Putting the reproducibility into computational code
Even if we solve the legal and computational portions of the problem, however, we're going to run into issues with the fact that many of the people who use computational tools understand what they do, but don't feel compelled to learn the math behind them. That's where a paper in the latest edition of Science comes in. Its author, Jill Mesirov of the Broad Institute, describes how many biologists aren't well versed in computational analysis, but are increasingly reliant on tools created by those who are; she then goes on to describe one type of solution, called GenePattern, that she and her colleagues put together with the help of Microsoft Research.
The idea is that the researchers that rely on computational techniques as part of their day-to-day activities need an entire "reproducible research system" that will make it easier for them to document the sources of their data and the analyses performed on it. The system they've designed shares features with rapid application development environments, as it graphically represents modular computational tools, which can be ordered to create an analysis pipeline, and the individual settings for each can be tweaked. Once complete, the user can trigger the analysis to run; the system documents all of the relevant settings and software information.

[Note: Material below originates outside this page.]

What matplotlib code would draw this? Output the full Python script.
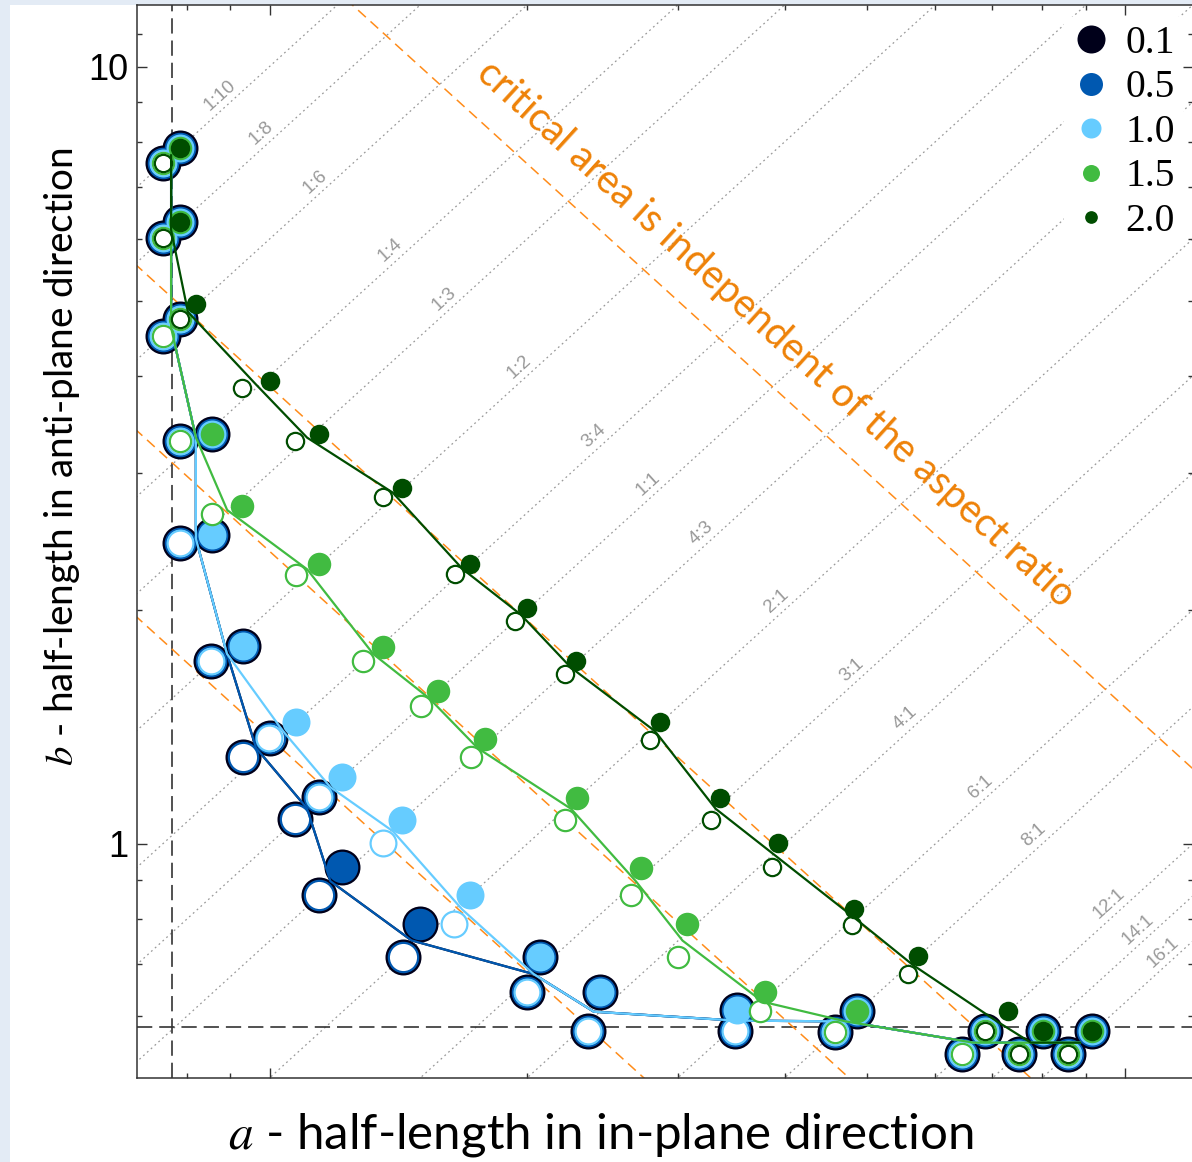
import numpy as np
import matplotlib
matplotlib.use("Agg")
import matplotlib.pyplot as plt
from matplotlib.lines import Line2D
from matplotlib.patches import Rectangle
from matplotlib.ticker import FixedLocator, FixedFormatter, NullFormatter

plt.rcParams['lines.scale_dashes'] = False
plt.rcParams['mathtext.fontset'] = 'stix'

# aspect ratio guides a:b
ratio_labels = ["1:10", "1:8", "1:6", "1:4", "1:3", "1:2", "3:4", "1:1", "4:3",
                "2:1", "3:1", "4:1", "6:1", "8:1", "12:1", "14:1", "16:1"]
ratios = [0.1, 0.125, 0.1667, 0.25, 0.3333, 0.5, 0.75, 1.0, 1.3333,
          2.0, 3.0, 4.0, 6.0, 8.0, 12.0, 14.0, 16.0]

# lines of constant area a*b
crit_areas = [1.37, 2.38, 3.88, 15.0]

# smallest resolvable a and b
a_limit = 0.77
b_limit = 0.581

series = ["0.1", "0.5", "1.0", "1.5", "2.0"]
colors = {"0.1": "#00001a", "0.5": "#0058b0", "1.0": "#66ccff",
          "1.5": "#41bb41", "2.0": "#004d00"}

# upper estimate of each row (filled unless listed in hi_open) and lower estimate (open)
a_hi = {
    "0.1": [0.785, 0.785, 0.785, 0.857, 0.857, 0.930, 1.000, 1.143, 1.214, 1.500, 2.073, 2.432, 3.520, 4.857, 6.860, 8.012, 9.141],
    "0.5": [0.785, 0.785, 0.785, 0.857, 0.857, 0.930, 1.000, 1.143, 1.214, 1.500, 2.073, 2.432, 3.520, 4.857, 6.860, 8.012, 9.141],
    "1.0": [0.785, 0.785, 0.785, 0.857, 0.857, 0.930, 1.073, 1.216, 1.430, 1.716, 2.073, 2.432, 3.520, 4.857, 6.860, 8.012, 9.141],
    "1.5": [0.785, 0.785, 0.785, 0.857, 0.929, 1.142, 1.359, 1.573, 1.786, 2.288, 2.716, 3.077, 3.793, 4.857, 6.860, 8.012, 9.141],
    "2.0": [0.785, 0.785, 0.821, 1.000, 1.142, 1.430, 1.717, 2.001, 2.284, 2.858, 3.360, 3.931, 4.826, 5.723, 7.303, 8.012, 9.141],
}
b_hi = {
    "0.1": [7.86, 6.31, 4.73, 3.37, 2.50, 1.795, 1.367, 1.148, 0.933, 0.790, 0.716, 0.645, 0.612, 0.610, 0.574, 0.574, 0.574],
    "0.5": [7.86, 6.31, 4.73, 3.37, 2.50, 1.795, 1.367, 1.148, 0.933, 0.790, 0.716, 0.645, 0.612, 0.610, 0.574, 0.574, 0.574],
    "1.0": [7.86, 6.31, 4.73, 3.37, 2.50, 1.795, 1.434, 1.218, 1.075, 0.860, 0.716, 0.645, 0.612, 0.610, 0.574, 0.574, 0.574],
    "1.5": [7.86, 6.31, 4.73, 3.37, 2.722, 2.294, 1.790, 1.574, 1.365, 1.145, 0.931, 0.789, 0.645, 0.610, 0.574, 0.574, 0.574],
    "2.0": [7.86, 6.31, 4.944, 3.940, 3.365, 2.866, 2.294, 2.009, 1.720, 1.435, 1.146, 1.003, 0.825, 0.717, 0.610, 0.574, 0.574],
}
a_lo = {
    "0.1": [0.750, 0.750, 0.750, 0.785, 0.785, 0.855, 0.930, 1.070, 1.143, 1.432, 2.001, 2.357, 3.499, 4.580, 6.442, 7.523, 8.586],
    "0.5": [0.750, 0.750, 0.750, 0.785, 0.785, 0.855, 0.930, 1.070, 1.143, 1.432, 2.001, 2.357, 3.499, 4.580, 6.442, 7.523, 8.586],
    "1.0": [0.750, 0.750, 0.750, 0.785, 0.785, 0.855, 0.999, 1.143, 1.359, 1.644, 2.001, 2.357, 3.499, 4.580, 6.442, 7.523, 8.586],
    "1.5": [0.750, 0.750, 0.750, 0.785, 0.857, 1.073, 1.287, 1.502, 1.718, 2.217, 2.649, 3.003, 3.749, 4.580, 6.442, 7.523, 8.586],
    "2.0": [0.750, 0.750, 0.785, 0.929, 1.072, 1.357, 1.646, 1.934, 2.217, 2.788, 3.286, 3.862, 4.800, 5.580, 6.860, 7.523, 8.586],
}
b_lo = {
    "0.1": [7.52, 6.02, 4.50, 3.30, 2.44, 1.720, 1.292, 1.077, 0.860, 0.715, 0.646, 0.574, 0.574, 0.573, 0.537, 0.537, 0.537],
    "0.5": [7.52, 6.02, 4.50, 3.30, 2.44, 1.720, 1.292, 1.077, 0.860, 0.715, 0.646, 0.574, 0.574, 0.573, 0.537, 0.537, 0.537],
    "1.0": [7.52, 6.02, 4.50, 3.30, 2.44, 1.720, 1.367, 1.148, 1.003, 0.789, 0.646, 0.574, 0.574, 0.573, 0.537, 0.537, 0.537],
    "1.5": [7.52, 6.02, 4.50, 3.30, 2.656, 2.217, 1.720, 1.506, 1.292, 1.075, 0.860, 0.715, 0.609, 0.573, 0.537, 0.537, 0.537],
    "2.0": [7.52, 6.02, 4.730, 3.864, 3.299, 2.798, 2.223, 1.936, 1.654, 1.359, 1.075, 0.933, 0.787, 0.681, 0.574, 0.537, 0.537],
}
hi_open = {"0.1": [2, 6, 7, 14], "0.5": [2, 6, 7, 14], "1.0": [2, 14], "1.5": [2, 14], "2.0": []}

# marker outer diameters in pixels
PX = 72.0 / 100.0
marker_px = {"0.1": 36, "0.5": 31.5, "1.0": 28, "1.5": 23.5, "2.0": 19.5}
edge_px = {"0.1": 3.0, "0.5": 2.2, "1.0": 2.2, "1.5": 2.2, "2.0": 2.2}
legend_px = {"0.1": 28, "0.5": 23, "1.0": 20, "1.5": 17, "2.0": 12.7}

W, H = 1192, 1162
fig = plt.figure(figsize=(W / 100, H / 100), dpi=100)
fig.patch.set_facecolor("#e3ebf5")
panel = Rectangle((10 / W, 0), 1 - 10 / W, 1 - 5 / H, transform=fig.transFigure,
                  facecolor="white", edgecolor="none", zorder=-10)
fig.add_artist(panel)

ax = fig.add_axes([137 / W, 84 / H, (1192.7 - 137) / W, 1073 / H])
ax.set_facecolor("white")
ax.set_xscale("log")
ax.set_yscale("log")
ax.set_xlim(0.7, 12)
ax.set_ylim(0.5, 12)
ax.set_autoscale_on(False)

guide = np.array([0.4, 30.0])

# aspect ratio guides
for lab, r in zip(ratio_labels, ratios):
    ax.plot(guide, guide / r, color="#999999", lw=0.9, ls=(0, (1.3, 2.4)), zorder=1)
    a0 = np.sqrt(8.0 * r)
    b0 = np.sqrt(8.0 / r)
    p1 = ax.transData.transform((a0, b0))
    p2 = ax.transData.transform((a0 * 2, b0 * 2))
    ang = np.degrees(np.arctan2(p2[1] - p1[1], p2[0] - p1[0]))
    off = 8.5 * np.array([-np.sin(np.radians(ang)), np.cos(np.radians(ang))])
    ax.annotate(lab, (a0, b0), xytext=off, textcoords="offset points", rotation=ang,
                rotation_mode="anchor", ha="center", va="center", color="#999999",
                fontsize=13.5, family="Liberation Sans", zorder=1)

# constant area lines
for c in crit_areas:
    ax.plot(guide, c / guide, color="#ff8c1a", lw=1.1, ls=(0, (7.5, 4.5)), zorder=1.2)

ax.axvline(a_limit, color="#333333", lw=1.2, ls=(0, (11, 5)), zorder=1.1)
ax.axhline(b_limit, color="#333333", lw=1.2, ls=(0, (11, 5)), zorder=1.1)

# text along the largest constant-area line
a_t = 3.627
b_t = crit_areas[-1] / a_t
p1 = ax.transData.transform((a_t, b_t))
p2 = ax.transData.transform((a_t * 2, b_t / 2))
ang = np.degrees(np.arctan2(p2[1] - p1[1], p2[0] - p1[0]))
off = 30 * np.array([-np.sin(np.radians(ang)), np.cos(np.radians(ang))])
ax.annotate("critical area is independent of the aspect ratio", (a_t, b_t), xytext=off,
            textcoords="offset points", rotation=ang, rotation_mode="anchor",
            ha="center", va="center", color="#ee8208", fontsize=28.5, family="Lato", zorder=3)

# measured points and the mean curve for each series
z = 4
for s in series:
    c = colors[s]
    ahi, bhi = np.array(a_hi[s]), np.array(b_hi[s])
    alo, blo = np.array(a_lo[s]), np.array(b_lo[s])
    is_open = np.zeros(len(ahi), dtype=bool)
    is_open[hi_open[s]] = True
    d, e = marker_px[s], edge_px[s]
    open_a = np.concatenate([alo, ahi[is_open]])
    open_b = np.concatenate([blo, bhi[is_open]])
    ax.plot(open_a, open_b, ls="none", marker="o", ms=(d - e) * PX, mfc="white",
            mec=c, mew=e * PX, zorder=z)
    ax.plot(ahi[~is_open], bhi[~is_open], ls="none", marker="o", ms=d * PX, mfc=c,
            mec="none", mew=0, zorder=z + 0.1)
    ax.plot(np.sqrt(ahi * alo), np.sqrt(bhi * blo), color=c, lw=1.6, zorder=z + 0.2,
            solid_joinstyle="round")
    z += 1

# axes styling
for sp in ax.spines.values():
    sp.set_color("#333333")
    sp.set_linewidth(1.1)
    sp.set_zorder(20)

ax.xaxis.set_major_locator(FixedLocator([1, 10]))
ax.xaxis.set_minor_locator(FixedLocator([0.8, 0.9, 2, 3, 4, 5, 6, 7, 8, 9]))
ax.xaxis.set_major_formatter(NullFormatter())
ax.xaxis.set_minor_formatter(NullFormatter())
ax.yaxis.set_major_locator(FixedLocator([1, 10]))
ax.yaxis.set_major_formatter(FixedFormatter(["1", "10"]))
ax.yaxis.set_minor_locator(FixedLocator([0.6, 0.7, 0.8, 0.9, 2, 3, 4, 5, 6, 7, 8, 9, 11]))
ax.yaxis.set_minor_formatter(NullFormatter())
ax.tick_params(which="both", direction="in", top=True, right=True, color="#333333", width=1.0)
ax.tick_params(which="major", length=7.2, pad=6.5, labelsize=26)
ax.tick_params(which="minor", length=3.6)
for t in ax.get_yticklabels():
    t.set_family("Liberation Sans")

ax.set_xlabel(r"$a$ - half-length in in-plane direction", family="Lato", fontsize=35.5)
ax.xaxis.set_label_coords((601 - 137) / 1055.7, (1078 - 1135) / 1073)
ax.xaxis.label.set_va("center")
ax.set_ylabel(r"$b$ - half-length in anti-plane direction", family="Lato", fontsize=27.8)
ax.yaxis.set_label_coords((62 - 137) / 1055.7, (1078 - 457) / 1073)
ax.yaxis.label.set_va("center")

handles = [Line2D([], [], ls="none", marker="o", ms=legend_px[s] * PX, mfc=colors[s], mec="none")
           for s in series]
leg = ax.legend(handles, series, loc="upper right", bbox_to_anchor=(1183 / W, 1 - 17 / H),
                bbox_transform=fig.transFigure, frameon=True, fancybox=False, framealpha=1,
                facecolor="white", edgecolor="none", prop={"family": "Liberation Serif", "size": 28.5},
                handlelength=0.95, handletextpad=0.4, labelspacing=0.19, borderpad=0.2,
                borderaxespad=0)
leg.set_zorder(15)

fig.savefig("out.png", dpi=100)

Microsoft got involved because Mesirov was apparently inspired by the fact that it's possible to embed a spreadsheet in a word processing document and leave it accessible to all the standard tools for manipulating that data. So, the GenePattern software includes a Word plugin that can embed the output of any data created using these tools, such as a table or chart. When clicked, the full GenePattern environment makes all the information about the experiment—the software and settings used, for example—accessible to the reader. It's even possible to rerun the same analysis, a sort of point-and-click reproducibility.
There are clearly some limitations to this implementation. Although the software is cross-platform, the plug-in is not. Publishers have standardized on PDFs (not Word docs) for distributing research papers, and GenePattern is limited to those analysis tools that have been adapted to work with it. But there's no question that it's the right sort of approach, as it implicitly recognizes that just about anyone doing science is now doing some form of computation, and very few of them are likely to be fully cognizant of everything that's involved in making sure their documentation is sufficient to ensure reproducibility. Unless the tools that do the analysis are designed to do so for them, a lot of this critical information is likely to be lost to the rest of the scientific community.